Satire is best when it has bite. This deserved winner of multiple Golden Globes (and tipped for a clutch of Oscars in 2000), bites deep. It also has class acts in Annette Bening and Kevin Spacey, stuck in another dysfunctional middle class marriage. Spacey is at his lugubrious best as Lester Burnham, who feeling smothered by a monotonous job, a henpecking wife and daughter who he hardly knows - spectacularly jacks in his career and embarks on a second teenage.
Annette Bening, a real estate agent, is uptight enough as it is. But when her husband decides to downshift to flipping burgers, blows a pile of his redundancy money on a ridiculously laddish sports car and lounges about the house smoking grass, the pressure cooker seems close to exploding.
Added to this equation, Lester has a wild obsession for one of his daughter's best friends a cheerleading, blonde "american beauty" - who is only too aware - and pleased - that Lester is salivating after her.

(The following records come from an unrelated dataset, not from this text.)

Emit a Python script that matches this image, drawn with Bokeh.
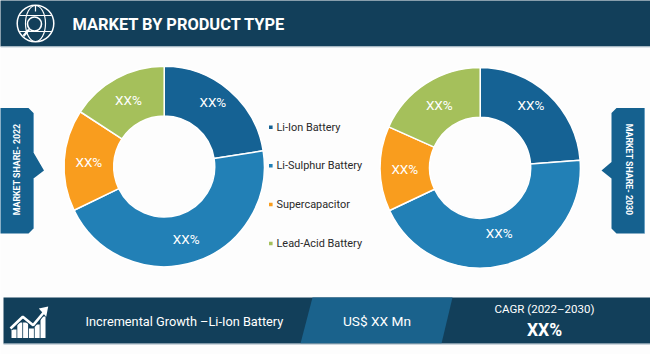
import numpy as np
from bokeh.plotting import figure
from bokeh.models import ColumnDataSource
from bokeh.core.properties import value
from bokeh.embed import file_html
from bokeh.resources import INLINE

categories = ["Li-Ion Battery", "Li-Sulphur Battery", "Supercapacitor", "Lead-Acid Battery"]
share_2022 = [22.5, 45.3, 16.4, 15.8]
share_2030 = [23.8, 44.2, 13.7, 18.3]
slice_labels = ["XX%", "XX%", "XX%", "XX%"]
colors = ["#156294", "#2280b6", "#f99d1e", "#a5c05b"]

W, H = 650, 354
NAVY = "#123f5a"
MID = "#1a628c"
TAB = "#15618f"
EDGE = "#5f9bc1"

p = figure(width=W, height=H, x_range=(0, W), y_range=(0, H), output_backend="svg",
           toolbar_location=None, min_border=0,
           background_fill_color="#fdfdfd", border_fill_color="#fdfdfd")
p.axis.visible = False
p.grid.visible = False
p.outline_line_color = None


def Y(v):
    return H - v


def poly(pts, color):
    p.patch([a for a, _ in pts], [Y(b) for _, b in pts], fill_color=color, line_color=None)


def line(pts, color="white", width=1.5):
    p.line([a for a, _ in pts], [Y(b) for _, b in pts], line_color=color, line_width=width)


def txt(x, y, s, size, color="white", font="Roboto", style="normal", align="center", angle=0.0):
    p.text([x], [Y(y)], text=[s], text_font=value(font), text_font_size=f"{size}px",
           text_font_style=style, text_color=color, text_align=align,
           text_baseline="middle", angle=angle)


# header
poly([(-2, -2), (652, -2), (652, 46), (-2, 46)], NAVY)
line([(0, 46.5), (650, 46.5)], "#c3d0d9", 1)
txt(72, 24, "MARKET BY PRODUCT TYPE", 16.4, style="bold", align="left")

# globe icon
gx, gy, gr = 35, 23, 18.3
p.circle([gx], [Y(gy)], radius=gr, fill_color=None, line_color="white", line_width=1.5)
p.ellipse([gx], [Y(gy)], width=20, height=36, fill_color=None, line_color="white", line_width=1.2)
line([(gx - 16, gy - 8), (gx + 16, gy - 8)], "white", 1.2)
line([(gx - 16, gy + 8), (gx + 16, gy + 8)], "white", 1.2)
line([(gx, gy - 18), (gx, gy - 12)], "white", 1.2)
p.circle([34], [Y(23.5)], radius=7, fill_color=NAVY, line_color="white", line_width=1.6)
line([(28.5, 29), (23, 35.5)], "white", 2.4)

# side tabs
poly([(-2, 107.5), (28, 107.5), (33, 112.5), (33, 152), (43.5, 170), (33, 178),
      (33, 228), (28, 233), (-2, 233)], TAB)
poly([(644, 107.5), (616, 107.5), (611, 112.5), (611, 161.5), (601, 170), (611, 178),
      (611, 228), (616, 233), (644, 233)], TAB)
line([(33, 112.5), (33, 152)], EDGE, 0.8)
line([(33, 178), (33, 228)], EDGE, 0.8)
line([(644, 107.5), (644, 233)], EDGE, 0.8)
txt(16.5, 169, "MARKET SHARE- 2022", 8.8, style="bold", angle=np.pi / 2)
txt(628, 169, "MARKET SHARE- 2030", 8.8, style="bold", angle=-np.pi / 2)


# donuts
def donut(cx, cy, shares, label_r, label_off):
    total = sum(shares)
    edges = np.concatenate([[0.0], np.cumsum(shares)]) / total * 2 * np.pi
    starts = np.pi / 2 - edges[:-1]
    ends = np.pi / 2 - edges[1:]
    src = ColumnDataSource(dict(x=[cx] * len(shares), y=[Y(cy)] * len(shares),
                                s=starts, e=ends, c=colors))
    p.annular_wedge(x="x", y="y", inner_radius=50.5, outer_radius=100.2, start_angle="s",
                    end_angle="e", direction="clock", fill_color="c",
                    line_color="white", line_width=1.5, source=src)
    mids = (edges[:-1] + edges[1:]) / 2
    for m, s, r, o in zip(mids, slice_labels, label_r, label_off):
        a = m + np.deg2rad(o)
        txt(cx + r * np.sin(a), cy - r * np.cos(a), s, 13.5)


donut(163.7, 166, share_2022, [81, 75.6, 75.5, 75.2], [-3.6, 0.6, 0, 0])
donut(479.7, 167.3, share_2030, [80.8, 67.7, 75.4, 75.2], [-4, -1.6, 0, 0])

# legend
legend_y = [126.7, 165.3, 204, 243]
for c, s, y in zip(colors, categories, legend_y):
    p.rect([270.3], [Y(y)], width=3.6, height=3.6, fill_color=c, line_color=None)
    txt(276, y, s, 10.9, color="#2a2a2a", align="left")

# footer
poly([(3, 297), (652, 297), (652, 343), (3, 343)], NAVY)
poly([(312, 297), (452, 297), (441, 343), (300, 343)], MID)
line([(3, 343.4), (650, 343.4)], "#7d98a9", 1)
txt(85, 321, "Incremental Growth \u2013Li-Ion Battery", 12.75, align="left")
txt(376.5, 320, "US$ XX Mn", 13.7)
txt(544, 308.3, "CAGR (2022\u20132030)", 11.5)
txt(544, 329, "XX%", 17.5, style="bold")

# growth icon
for bx, top in zip([11, 16.8, 22.6, 28.4, 34.2, 40], [329, 322, 322, 328, 324, 316]):
    poly([(bx, top), (bx + 5, top), (bx + 5, 337.5), (bx, 337.5)], "white")
trend = [(10, 328), (22.3, 316.3), (32.7, 324.7), (44, 311)]
line(trend, NAVY, 4.5)
line(trend, "white", 2.6)
poly([(47.7, 306), (38.3, 308), (45.7, 316.3)], "white")

open("out.html", "w").write(file_html(p, INLINE))
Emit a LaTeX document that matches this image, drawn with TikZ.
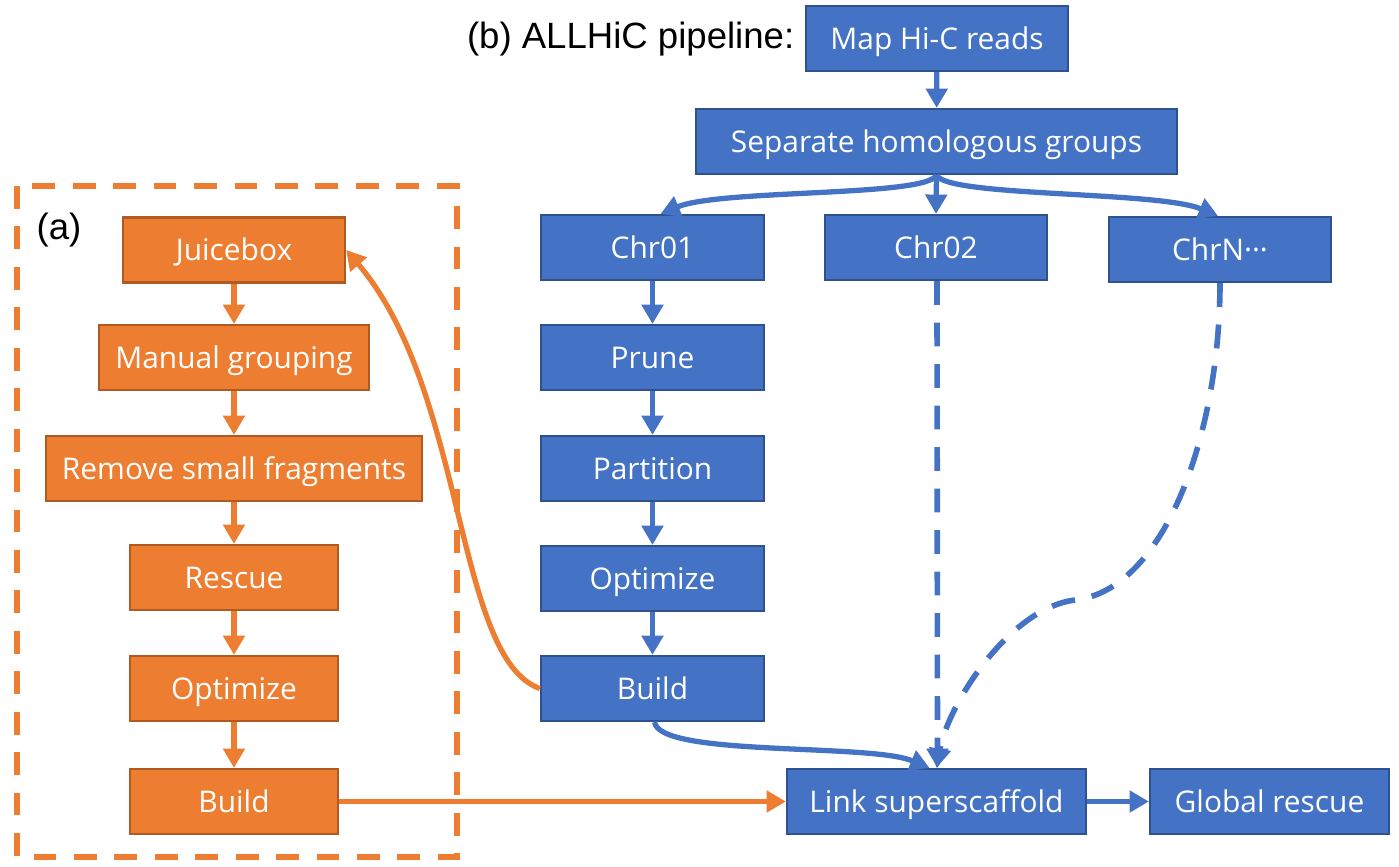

This situation gives scope for some gorgeous, erotic fantasy sequences as Lester's imagination soars on thoughts of her nubile young physique. It also encourages him to work out, jog and generally get in shape.
Meanwhile, his daughter, Jane, is developing a friendship with the boy, Ricky, next door, a voyeuristic loner with an anally retentive ex-marine father. Ricky spends much of his time secretly filming the neighbours. You're never quite sure which household is more odd.
Alan Ball's script taps into the heart of the modern suburban malaise of boredom and disconnectedness, laced with pitch black humour. Considering this is his first feature, Sam Mendes direction is supremely confident and mature. The characters though flawed, remain sympathetic and real. One to look out for.